* **WHAT YOU WILL DO**: Images should be left out, and everything else in the listing reproduced exactly.

"""

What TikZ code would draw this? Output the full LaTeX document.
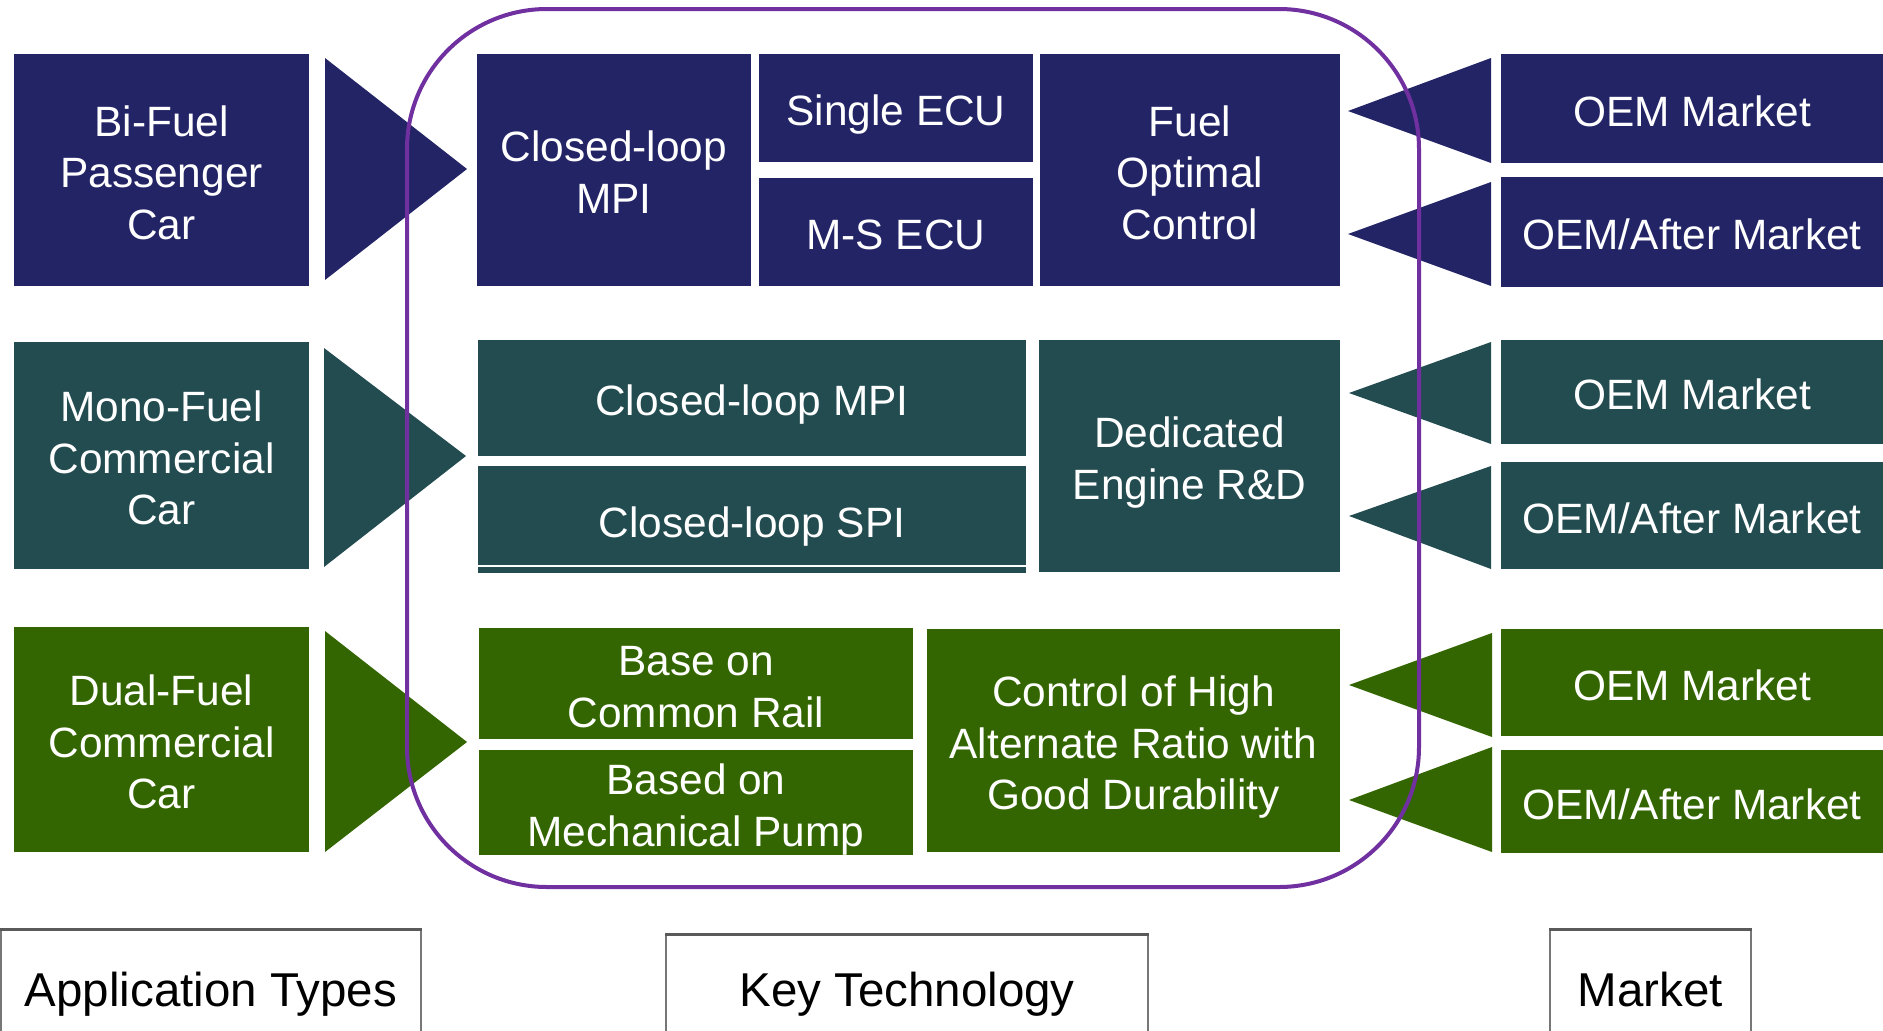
\documentclass[tikz,border=0pt]{standalone}
\usepackage{fontspec}
\setmainfont{Liberation Sans}
\definecolor{navy}{HTML}{232466}
\definecolor{tealc}{HTML}{234C50}
\definecolor{greenc}{HTML}{336600}
\definecolor{purp}{HTML}{7030A0}
\definecolor{edgegray}{HTML}{777777}
\definecolor{topgray}{HTML}{5A5A5A}
\tikzset{
  box/.style={anchor=north west, inner sep=0pt, outer sep=0pt, text=white,
    align=center, font=\fontsize{42.4}{51.6}\selectfont},
  lab/.style={draw=edgegray, line width=1.5pt, fill=white, inner sep=0pt,
    text=black, font=\fontsize{47.5}{57}\selectfont},
  toprule/.style={draw=topgray, line width=2.5pt},
  frame/.style={draw=purp, line width=4pt, rounded corners=140pt},
}
\newcommand\topstrut{\rule{0pt}{44.4pt}}
\newcommand\botstrut{\rule[-9pt]{0pt}{9pt}}
\newcommand\labtext[1]{\rule{0pt}{50pt}#1\rule[-10.1pt]{0pt}{10.1pt}}
\newcommand\mybox[7]{\node[box, fill=#2, minimum width={(#5)-(#3)}, minimum height={(#6)-(#4)}] (#1) at (#3,#4) {\topstrut #7\botstrut};}
\begin{document}
\begin{tikzpicture}[x=1pt,y=-1pt]
\useasboundingbox (0,0) rectangle (1883,1031);
% Row 1
\mybox{a1}{navy}{14}{54}{309}{286}{Bi-Fuel\\Passenger\\Car}
\mybox{k1a}{navy}{477}{54}{751}{286}{Closed-loop\\MPI}
\mybox{k1b}{navy}{759}{54}{1033}{162}{Single ECU}
\mybox{k1c}{navy}{759}{178}{1033}{286}{M-S ECU}
\mybox{k1d}{navy}{1040}{54}{1340}{286}{Fuel\\Optimal\\Control}
\mybox{m1a}{navy}{1501}{54}{1883}{163}{OEM Market}
\mybox{m1b}{navy}{1501}{177}{1883}{287}{OEM/After Market}
% Row 2
\mybox{a2}{tealc}{14}{342}{309}{569}{Mono-Fuel\\Commercial\\Car}
\mybox{k2a}{tealc}{478}{340}{1026}{456}{Closed-loop MPI}
\mybox{k2b}{tealc}{478}{466}{1026}{573}{Closed-loop SPI}
\mybox{k2c}{tealc}{1039}{340}{1340}{572}{Dedicated\\Engine R\&D}
\mybox{m2a}{tealc}{1501}{340}{1883}{444}{OEM Market}
\mybox{m2b}{tealc}{1501}{462}{1883}{569}{OEM/After Market}
\draw[white, line width=1.5pt] (478,566) -- (1026,566);
% Row 3
\mybox{a3}{greenc}{14}{627}{309}{852}{Dual-Fuel\\Commercial\\Car}
\mybox{k3a}{greenc}{479}{628}{913}{739}{Base on\\Common Rail}
\mybox{k3b}{greenc}{479}{750}{913}{852}{Based on\\Mechanical Pump}
\mybox{k3c}{greenc}{927}{629}{1340}{852}{Control of High\\Alternate Ratio with\\Good Durability}
\mybox{m3a}{greenc}{1501}{629}{1883}{736}{OEM Market}
\mybox{m3b}{greenc}{1501}{750}{1883}{853}{OEM/After Market}
% Arrows toward technology
\fill[navy]   (325,58)  -- (325,280) -- (467,169) -- cycle;
\fill[tealc]  (324,348) -- (324,567) -- (466,456) -- cycle;
\fill[greenc] (325,631) -- (325,852) -- (467,742) -- cycle;
% Arrows from market
\fill[navy]   (1491,58)  -- (1491,163) -- (1348,111) -- cycle;
\fill[navy]   (1491,182) -- (1491,286) -- (1348,234) -- cycle;
\fill[tealc]  (1491,342) -- (1491,444) -- (1349,393) -- cycle;
\fill[tealc]  (1491,466) -- (1491,569) -- (1349,516) -- cycle;
\fill[greenc] (1492,633) -- (1492,737) -- (1349,685) -- cycle;
\fill[greenc] (1492,747) -- (1492,852) -- (1349,800) -- cycle;
% Key technology frame
\draw[frame] (407,9) rectangle (1419,887);
% Bottom labels
\node[lab, minimum width=420, minimum height=114] (app) at (211,987) {\labtext{Application Types}};
\node[lab, minimum width=482, minimum height=104] (key) at (907,987) {\labtext{Key Technology}};
\node[lab, minimum width=201, minimum height=114] (mkt) at (1650.5,987) {\labtext{Market}};
\draw[toprule] (app.north west) -- (app.north east);
\draw[toprule] (key.north west) -- (key.north east);
\draw[toprule] (mkt.north west) -- (mkt.north east);
\end{tikzpicture}
\end{document}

"""

* **RESULT FOR THIS TASK**:
What TikZ code would draw this? Output the full LaTeX document.
\documentclass[tikz,border=0pt]{standalone}
\usepackage{fontspec}
\setmainfont{Liberation Sans}
\definecolor{navy}{HTML}{232466}
\definecolor{tealc}{HTML}{234C50}
\definecolor{greenc}{HTML}{336600}
\definecolor{purp}{HTML}{7030A0}
\definecolor{edgegray}{HTML}{777777}
\definecolor{topgray}{HTML}{5A5A5A}
\tikzset{
  box/.style={anchor=north west, inner sep=0pt, outer sep=0pt, text=white,
    align=center, font=\fontsize{42.4}{51.6}\selectfont},
  lab/.style={draw=edgegray, line width=1.5pt, fill=white, inner sep=0pt,
    text=black, font=\fontsize{47.5}{57}\selectfont},
  toprule/.style={draw=topgray, line width=2.5pt},
  frame/.style={draw=purp, line width=4pt, rounded corners=140pt},
}
\newcommand\topstrut{\rule{0pt}{44.4pt}}
\newcommand\botstrut{\rule[-9pt]{0pt}{9pt}}
\newcommand\labtext[1]{\rule{0pt}{50pt}#1\rule[-10.1pt]{0pt}{10.1pt}}
\newcommand\mybox[7]{\node[box, fill=#2, minimum width={(#5)-(#3)}, minimum height={(#6)-(#4)}] (#1) at (#3,#4) {\topstrut #7\botstrut};}
\begin{document}
\begin{tikzpicture}[x=1pt,y=-1pt]
\useasboundingbox (0,0) rectangle (1883,1031);
% Row 1
\mybox{a1}{navy}{14}{54}{309}{286}{Bi-Fuel\\Passenger\\Car}
\mybox{k1a}{navy}{477}{54}{751}{286}{Closed-loop\\MPI}
\mybox{k1b}{navy}{759}{54}{1033}{162}{Single ECU}
\mybox{k1c}{navy}{759}{178}{1033}{286}{M-S ECU}
\mybox{k1d}{navy}{1040}{54}{1340}{286}{Fuel\\Optimal\\Control}
\mybox{m1a}{navy}{1501}{54}{1883}{163}{OEM Market}
\mybox{m1b}{navy}{1501}{177}{1883}{287}{OEM/After Market}
% Row 2
\mybox{a2}{tealc}{14}{342}{309}{569}{Mono-Fuel\\Commercial\\Car}
\mybox{k2a}{tealc}{478}{340}{1026}{456}{Closed-loop MPI}
\mybox{k2b}{tealc}{478}{466}{1026}{573}{Closed-loop SPI}
\mybox{k2c}{tealc}{1039}{340}{1340}{572}{Dedicated\\Engine R\&D}
\mybox{m2a}{tealc}{1501}{340}{1883}{444}{OEM Market}
\mybox{m2b}{tealc}{1501}{462}{1883}{569}{OEM/After Market}
\draw[white, line width=1.5pt] (478,566) -- (1026,566);
% Row 3
\mybox{a3}{greenc}{14}{627}{309}{852}{Dual-Fuel\\Commercial\\Car}
\mybox{k3a}{greenc}{479}{628}{913}{739}{Base on\\Common Rail}
\mybox{k3b}{greenc}{479}{750}{913}{852}{Based on\\Mechanical Pump}
\mybox{k3c}{greenc}{927}{629}{1340}{852}{Control of High\\Alternate Ratio with\\Good Durability}
\mybox{m3a}{greenc}{1501}{629}{1883}{736}{OEM Market}
\mybox{m3b}{greenc}{1501}{750}{1883}{853}{OEM/After Market}
% Arrows toward technology
\fill[navy]   (325,58)  -- (325,280) -- (467,169) -- cycle;
\fill[tealc]  (324,348) -- (324,567) -- (466,456) -- cycle;
\fill[greenc] (325,631) -- (325,852) -- (467,742) -- cycle;
% Arrows from market
\fill[navy]   (1491,58)  -- (1491,163) -- (1348,111) -- cycle;
\fill[navy]   (1491,182) -- (1491,286) -- (1348,234) -- cycle;
\fill[tealc]  (1491,342) -- (1491,444) -- (1349,393) -- cycle;
\fill[tealc]  (1491,466) -- (1491,569) -- (1349,516) -- cycle;
\fill[greenc] (1492,633) -- (1492,737) -- (1349,685) -- cycle;
\fill[greenc] (1492,747) -- (1492,852) -- (1349,800) -- cycle;
% Key technology frame
\draw[frame] (407,9) rectangle (1419,887);
% Bottom labels
\node[lab, minimum width=420, minimum height=114] (app) at (211,987) {\labtext{Application Types}};
\node[lab, minimum width=482, minimum height=104] (key) at (907,987) {\labtext{Key Technology}};
\node[lab, minimum width=201, minimum height=114] (mkt) at (1650.5,987) {\labtext{Market}};
\draw[toprule] (app.north west) -- (app.north east);
\draw[toprule] (key.north west) -- (key.north east);
\draw[toprule] (mkt.north west) -- (mkt.north east);
\end{tikzpicture}
\end{document}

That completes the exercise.